The study sheds light on how the modem mythological, sociological, anthropological, theological and psychological explanations of myth are employed in contemporary theatre and how they have influenced performance and critical theories such as those of Artaud and Archetypal Criticism. It is noted that such theories played an essential role in a number of modern theatrical movements, and consequently concluded that those theories might usefully be applied in developing countries like Oman.

Particular attention is given to the theatre in Oman, asserting the importance of its interaction with international theatre at both theoretical and practical levels, especially with those countries, which have strong theatrical traditions. Nevertheless, alongside this is emphasised the importance of employing indigenous sources of heritage and knowledge, such as myths.

The study elucidates the role of myths in Oman's culture, in light of historical and geographical factors. It describes how mythology became an integral part of people's lives as a way of thinking about, imagining and explaining different events or phenomena in their lives.

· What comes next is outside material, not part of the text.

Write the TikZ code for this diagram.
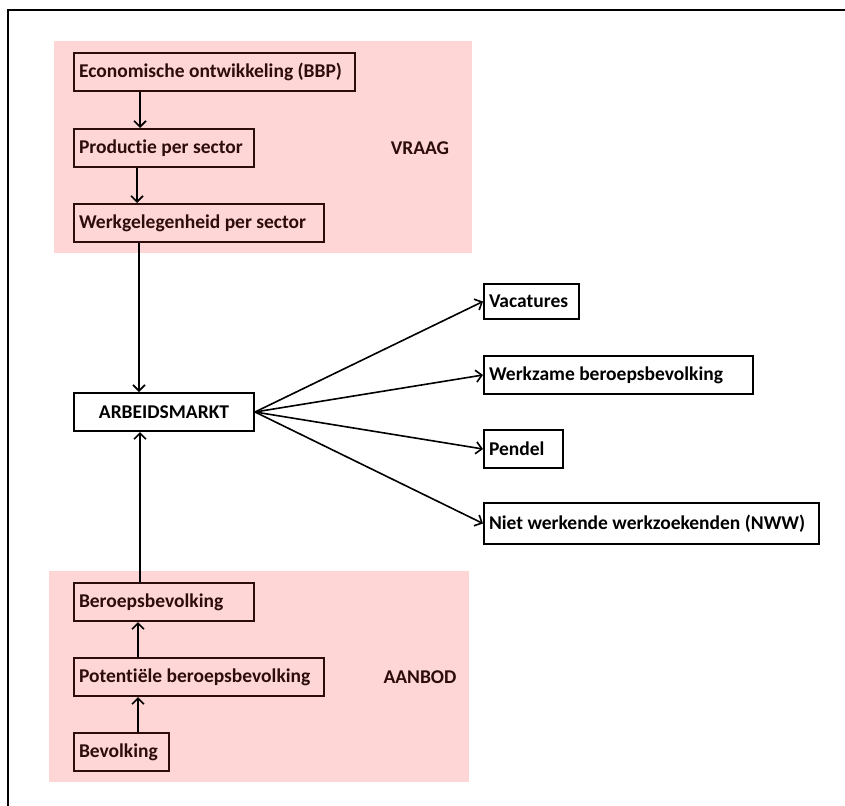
\documentclass[tikz,border=0pt]{standalone}
\usepackage{fontspec}
\setmainfont{Carlito}[Ligatures=NoCommon]
\usetikzlibrary{arrows.meta}
\definecolor{pinkbg}{RGB}{255,214,214}
\definecolor{dk}{RGB}{45,12,12}
\tikzset{
  box/.style={draw=dk, text=dk, line width=2pt, anchor=north west, inner sep=0pt, minimum height=38pt, font=\fontsize{19.5}{22}\selectfont\bfseries},
  wbox/.style={box, draw=black, text=black, fill=white},
  arr/.style={line width=1.6pt, -{Straight Barb[length=6pt,width=12pt]}},
  lbl/.style={text=dk, font=\fontsize{19.5}{22}\selectfont\bfseries}
}
\newcommand{\bx}[2]{\parbox[c]{#1pt}{\hspace*{5pt}#2}}
\begin{document}
\begin{tikzpicture}[x=1pt,y=-1pt]
\useasboundingbox (0,0) rectangle (845,805);
\begin{scope}
\clip (0,0) rectangle (845,805);
\draw[line width=2pt] (7.5,10.5) rectangle (900,900);
\end{scope}
% pink regions
\fill[pinkbg] (54,41) rectangle (472,253);
\fill[pinkbg] (49,571) rectangle (469,782);
% VRAAG boxes
\node[box, minimum width=281pt] (econ) at (73,52) {\bx{281}{Economische ontwikkeling (BBP)}};
\node[box, minimum width=180pt] (prod) at (73,128) {\bx{180}{Productie per sector}};
\node[box, minimum width=250pt] (werk) at (73,203) {\bx{250}{Werkgelegenheid per sector}};
\node[lbl] (vraag) at (420,148) {VRAAG};
% central
\node[wbox, minimum width=180pt, text width=180pt, align=center] (arb) at (73,392) {ARBEIDSMARKT};
% AANBOD boxes
\node[box, minimum width=180pt] (beroep) at (73,582) {\bx{180}{Beroepsbevolking}};
\node[box, minimum width=250pt] (pot) at (73,657) {\bx{250}{Potentiële beroepsbevolking}};
\node[box, minimum width=95pt] (bev) at (73,732) {\bx{95}{Bevolking}};
\node[lbl] (aanbod) at (420,677) {AANBOD};
% right boxes
\node[wbox, minimum width=95pt, minimum height=35pt] (vac) at (483,283) {\bx{95}{Vacatures}};
\node[wbox, minimum width=269pt] (wzb) at (483,355) {\bx{269}{Werkzame beroepsbevolking}};
\node[wbox, minimum width=79pt] (pen) at (483,429) {\bx{79}{Pendel}};
\node[wbox, minimum width=335pt, minimum height=41pt] (nww) at (483,502) {\bx{335}{Niet werkende werkzoekenden (NWW)}};
% x positions of vertical connectors
\coordinate (xa) at (140,0);
\coordinate (xb) at (137,0);
\coordinate (xc) at (139,0);
\coordinate (xd) at (140,0);
\coordinate (xe) at (138,0);
% vertical arrows
\draw[arr] (econ.south -| xa) -- (prod.north -| xa);
\draw[arr] (prod.south -| xb) -- (werk.north -| xb);
\draw[arr] (werk.south -| xc) -- (arb.north -| xc);
\draw[arr] (beroep.north -| xd) -- (arb.south -| xd);
\draw[arr] (pot.north -| xe) -- (beroep.south -| xe);
\draw[arr] (bev.north -| xe) -- (pot.south -| xe);
% fan-out arrows
\draw[arr] (arb.east) -- (vac.west);
\draw[arr] (arb.east) -- (wzb.west);
\draw[arr] (arb.east) -- (pen.west);
\draw[arr] (arb.east) -- (nww.west);
\end{tikzpicture}
\end{document}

It is concluded that theatre should be aware of this fact, and deal with it. This does not mean uncritically accepting superstitions and regressive thinking, which could be harmful, but saving the popular heritage and employing it in such a way that people recognize its advantages and disadvantages, as modern mythological studies suggest, in order to build a close relationship between the theatre and its audience, and to provide the society with new and wider intellectual and aesthetic understanding of their existing myths, for the Benefit of both theatre and society.